Michael has undertaken some quasi-diplomatic roles on behalf of post-communist Romania. In 1997 and 2002 he toured Western Europe, lobbying for Romania's admission into NATO and the European Union, and was received by heads of state and government officials.
In December 2003, to the "stupefaction of the public opinion in Romania", Michael awarded the "Man of The Year 2003 prize to the then Prime Minister Adrian Năstase, leader of the PSD party, on behalf of the tabloid "VIP." The daily "Evenimentul Zilei" subsequently complained that 'such an activity was unsuited to a king and that Michael was wasting away his prestige', with the majority of the political analysts 'considering his gesture as a fresh abdication'. One notes that such commentaries implicitly admit that Michael is still a king, albeit without his throne, and that they would like to retain the status quo on the 'basis' of unproven speculations which are often repeated that "he might be unfit to rule again as a parliamentary king".

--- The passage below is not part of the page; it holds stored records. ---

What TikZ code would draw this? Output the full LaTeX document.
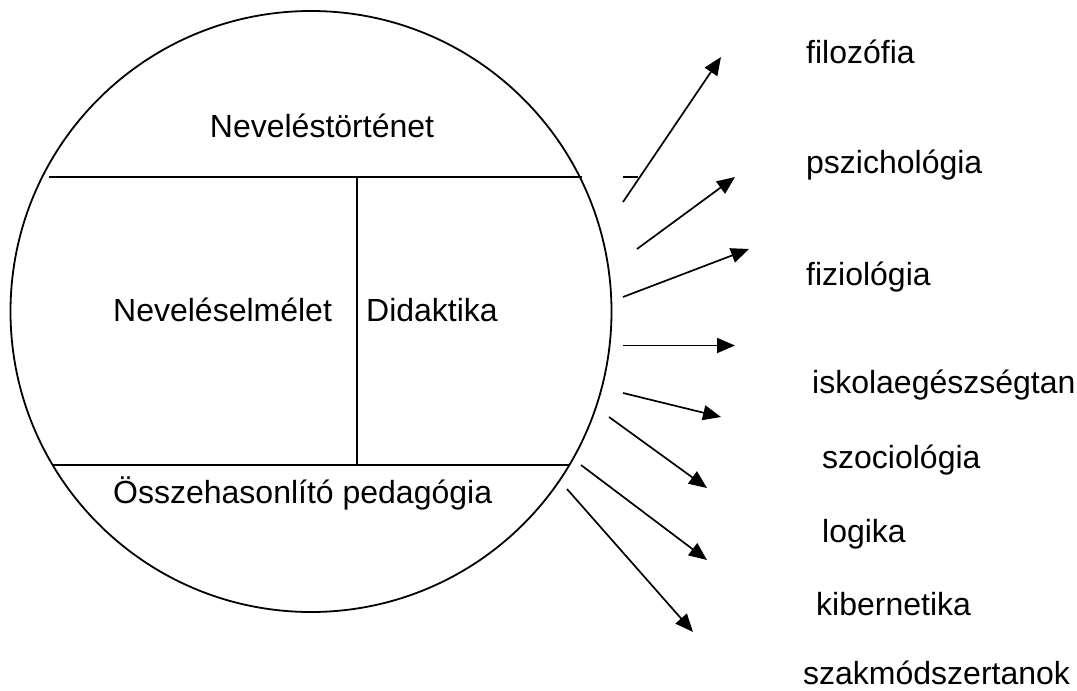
\documentclass[tikz,border=0pt]{standalone}
\usepackage{fontspec}
\setmainfont{Liberation Sans}
\usetikzlibrary{arrows.meta}
\tikzset{
  lbl/.style={inner sep=0pt, anchor=base west, font=\fontsize{32}{38}\selectfont},
  ctr/.style={inner sep=0pt, anchor=base, font=\fontsize{32}{38}\selectfont},
  divider/.style={line width=1.3pt},
  rim/.style={line width=1.8pt},
  ray/.style={line width=1.7pt, -{Triangle[length=18pt,width=15pt]}}
}
\begin{document}
\begin{tikzpicture}[x=1pt,y=-1pt]
\useasboundingbox (0,0) rectangle (1077,691);
% main circle
\node[draw, rim, circle, minimum size=601pt, inner sep=0pt] (c) at (311,311.5) {};
% dividing lines
\coordinate (t1) at (49,177);
\coordinate (t2) at (582,177);
\coordinate (b1) at (52,465);
\coordinate (b2) at (569,465);
\coordinate (v1) at (357,177);
\coordinate (v2) at (357,465);
\draw[divider] (t1) -- (t2);
\draw[divider] (b1) -- (b2);
\draw[divider] (v1) -- (v2);
\coordinate (s1) at (623,177);
\coordinate (s2) at (638,177);
\draw[divider] (s1) -- (s2);
% inner texts
\node[ctr] (nt) at (322,137) {Neveléstörténet};
\node[lbl] (ne) at (113,321) {Neveléselmélet};
\node[lbl] (di) at (366,321) {Didaktika};
\node[lbl] (op) at (113,503) {Összehasonlító pedagógia};
% right labels
\node[lbl] (l1) at (806,63) {filozófia};
\node[lbl] (l2) at (806,173) {pszichológia};
\node[lbl] (l3) at (806,285) {fiziológia};
\node[lbl] (l4) at (812,393) {iskolaegészségtan};
\node[lbl] (l5) at (822,468) {szociológia};
\node[lbl] (l6) at (822,542) {logika};
\node[lbl] (l7) at (816,615) {kibernetika};
\node[lbl] (l8) at (803,684) {szakmódszertanok};
% arrows
\coordinate (a1s) at (623,202);  \coordinate (a1e) at (721,57);
\coordinate (a2s) at (637,249);  \coordinate (a2e) at (735,177);
\coordinate (a3s) at (623,297);  \coordinate (a3e) at (749,249);
\coordinate (a4s) at (623,345.5);\coordinate (a4e) at (735,345.5);
\coordinate (a5s) at (623,393);  \coordinate (a5e) at (721,417);
\coordinate (a6s) at (609,417);  \coordinate (a6e) at (707,488);
\coordinate (a7s) at (581,465);  \coordinate (a7e) at (707,560);
\coordinate (a8s) at (567,489);  \coordinate (a8e) at (693,632);
\foreach \i in {1,...,8}{\draw[ray] (a\i s) -- (a\i e);}
\end{tikzpicture}
\end{document}
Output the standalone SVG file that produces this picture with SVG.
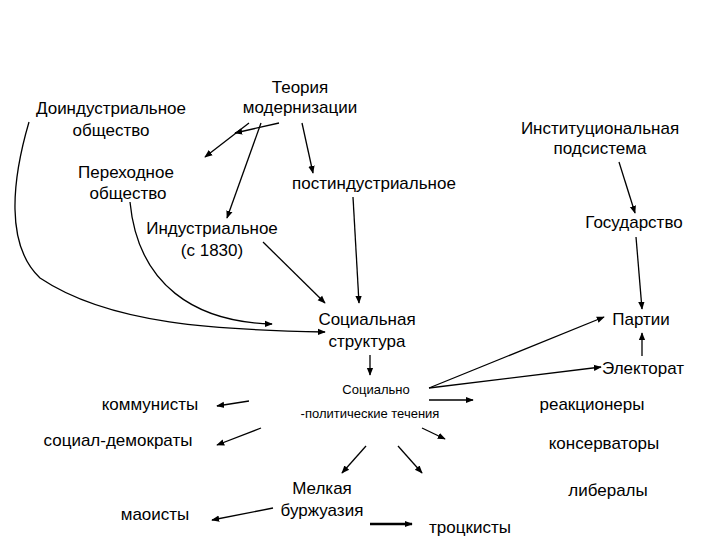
<svg xmlns="http://www.w3.org/2000/svg" width="720" height="540" viewBox="0 0 720 540">
<style>
text{font-family:"Liberation Sans",Arial,sans-serif;font-size:17px;fill:#000;text-anchor:middle}
.s{font-size:13px}
.c path,.c line{stroke:#000;stroke-width:1.3;fill:none;marker-end:url(#a)}
.t{stroke-width:2.4 !important}
</style>
<defs><marker id="a" viewBox="0 0 10 10" refX="9" refY="5" markerWidth="8" markerHeight="8" markerUnits="userSpaceOnUse" orient="auto"><path d="M0,1L10,5L0,9z" fill="#000"/></marker></defs>
<rect width="720" height="540" fill="#fff"/>
<g id="teoria"><text x="300" y="93">Теория</text><text x="300" y="113">модернизации</text></g>
<g id="doind"><text x="111" y="114">Доиндустриальное</text><text x="111" y="136">общество</text></g>
<g id="perehod"><text x="126" y="178">Переходное</text><text x="128" y="199">общество</text></g>
<g id="postind"><text x="374" y="189">постиндустриальное</text></g>
<g id="inst"><text x="600" y="134">Институциональная</text><text x="600" y="154">подсистема</text></g>
<g id="gos"><text x="634" y="228">Государство</text></g>
<g id="ind"><text x="212" y="234">Индустриальное</text><text x="212" y="256">(с 1830)</text></g>
<g id="soc"><text x="367" y="325">Социальная</text><text x="367" y="347">структура</text></g>
<g id="partii"><text x="641" y="325">Партии</text></g>
<g id="elect"><text x="643" y="374">Электорат</text></g>
<g id="spt"><text class="s" x="376" y="394">Социально</text><text class="s" x="370" y="418">-политические течения</text></g>
<g id="komm"><text x="150" y="410">коммунисты</text></g>
<g id="sd"><text x="118" y="446">социал-демократы</text></g>
<g id="reak"><text x="592" y="410">реакционеры</text></g>
<g id="kons"><text x="604" y="449">консерваторы</text></g>
<g id="lib"><text x="608" y="496">либералы</text></g>
<g id="melk"><text x="322" y="494">Мелкая</text><text x="322" y="516">буржуазия</text></g>
<g id="mao"><text x="155" y="520">маоисты</text></g>
<g id="trock"><text x="470" y="533">троцкисты</text></g>
<g class="c" id="connectors">
<line x1="279" y1="123" x2="235" y2="133"/>
<line x1="249" y1="123" x2="205" y2="157"/>
<line x1="261" y1="123" x2="227" y2="218"/>
<line x1="302" y1="123" x2="313" y2="173"/>
<line x1="619" y1="162" x2="635" y2="213"/>
<line x1="636" y1="237" x2="642" y2="309"/>
<line x1="353" y1="197" x2="359" y2="303"/>
<line x1="263" y1="242" x2="325" y2="303"/>
<path d="M130,202 C138,285 195,322 272,324"/>
<path d="M29,122 C12,180 5,245 40,278 C110,325 220,330 325,332"/>
<line x1="642" y1="356" x2="642" y2="333"/>
<line x1="370" y1="355" x2="370" y2="375"/>
<line x1="429" y1="388" x2="604" y2="317"/>
<line x1="429" y1="388" x2="601" y2="367"/>
<line x1="429" y1="400" x2="473" y2="400"/>
<line x1="249" y1="401" x2="217" y2="406"/>
<line x1="261" y1="428" x2="217" y2="445"/>
<line x1="422" y1="428" x2="445" y2="439"/>
<line x1="366" y1="446" x2="342" y2="473"/>
<line x1="398" y1="446" x2="422" y2="473"/>
<line x1="273" y1="508" x2="212" y2="520"/>
<line class="t" x1="370" y1="524" x2="412" y2="524"/>
</g>
</svg>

Michael is passionate about cars, especially military jeeps. He is also interested in airplanes, having worked as a commercial flight pilot during his exile.
On May 10 2007, King Michael received the Prague Society for International Cooperation and Global Panel's 6th Annual Hanno R. Ellenbogen Citizenship Award, previously awarded to Vladimir Ashkenazy, Madeleine Albright, Václav Havel, Lord Robertson, and Miloš Forman. On April 8, 2008, King Michael and Patriarch Daniel were elected as Honorary Members of the Romanian Academy.